Prices range from £5.90 for chicken liver pate with onion jam and rustic toast, £7.90 for the potted Selsey Bill crab and £5.75 for a warm, crispy pork belly salad to seared scallops with ginger, garlic and chilli (£7.90) for starters. Many of these are available as a main course.
Mains include grilled mackerel fillets with a fennel salad, new potatoes and garlic mayo (£12.90) and honey and harissa free-range chicken with tabouleh salad and a cucumber and mint raita (£11.95).
Vegetarians are served by tagliatelle or a spinach, feta and tomato pancake, both at £10.50. Or choose some of the same dishes that turn up in a £12.50 two-course menu for lunchers and pre-theatre goers.
My first clue of good chefdom came with the 'rustic' bread, a fine basket served with good butter or a slick of olive oil and balsamic. This was compounded by what turned out to be one of the better fishcakes I have had this side of the South Downs.
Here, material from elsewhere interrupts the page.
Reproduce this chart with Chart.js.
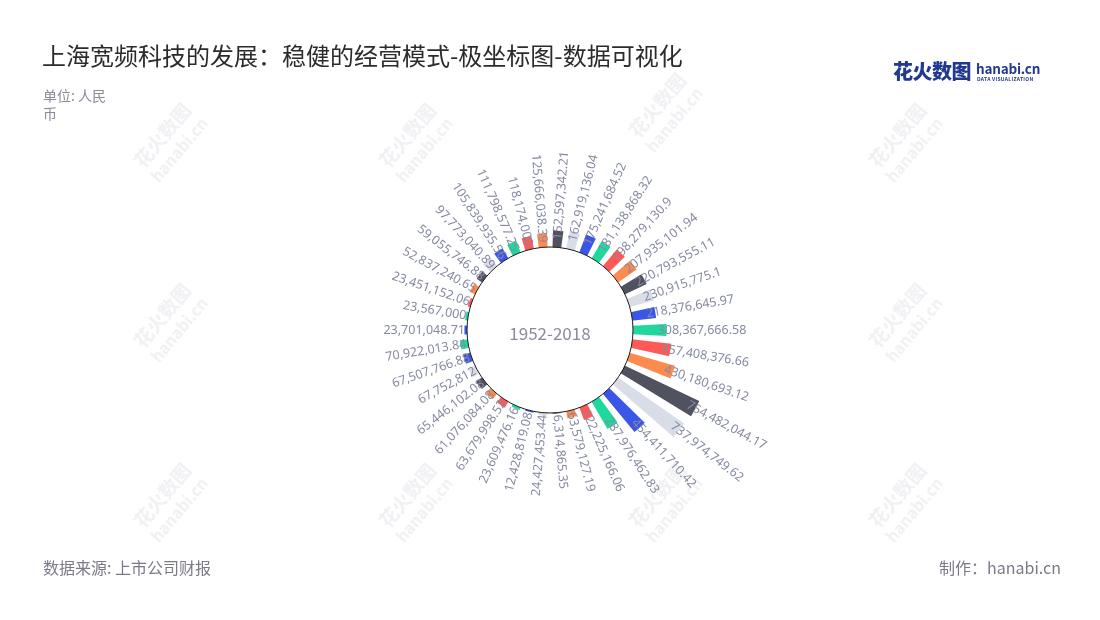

Served with buttered spinach and a parsley sauce, the cake contained mackerel rather than the usual salmon, for which full marks. It was topped with hot horseradish-type sprouting pea shoots – an inspired touch. The spinach was ace, as was a wine reduced green sauce. An extra dish (£3) of samphire, a sea vegetable often called sea asparagus, was simply boiled and tossed in butter. And it was delicious.
Dan Woodbridge, the chef, prefers to make his own puds, bar the Devon ice cream. The short list includes creme brulee, 'the Ship's own gorgeous treacle tart with creme anglaise,' three-nut chocolate brownies or fresh fruit pavlova with fresh local cream summing up how it can be done.
The Place has a heart and soul when it comes to cooking.
You'll find well-sourced quality food more akin to a brasserie – exactly its lauded aims.
My bill came to £20.63, including a passable sauvignon blanc and service.
The Place Bar & Brasserie, Ship Hotel, North Street, Chichester. 01242 778000.
Open: Midday-3pm and 5.30pm (6pm Suns)-10pm all week.
Food: ****
Service: ****
Atmosphere: ****
Disabled access: Yes.
Smoking: No.
How to get there: Exit the A27 at the Tesco roundabout on to the A259 (Via Ravenna), left on to Orchard Street (A286) and right on to North Street at the Northgate roundabout. Car park.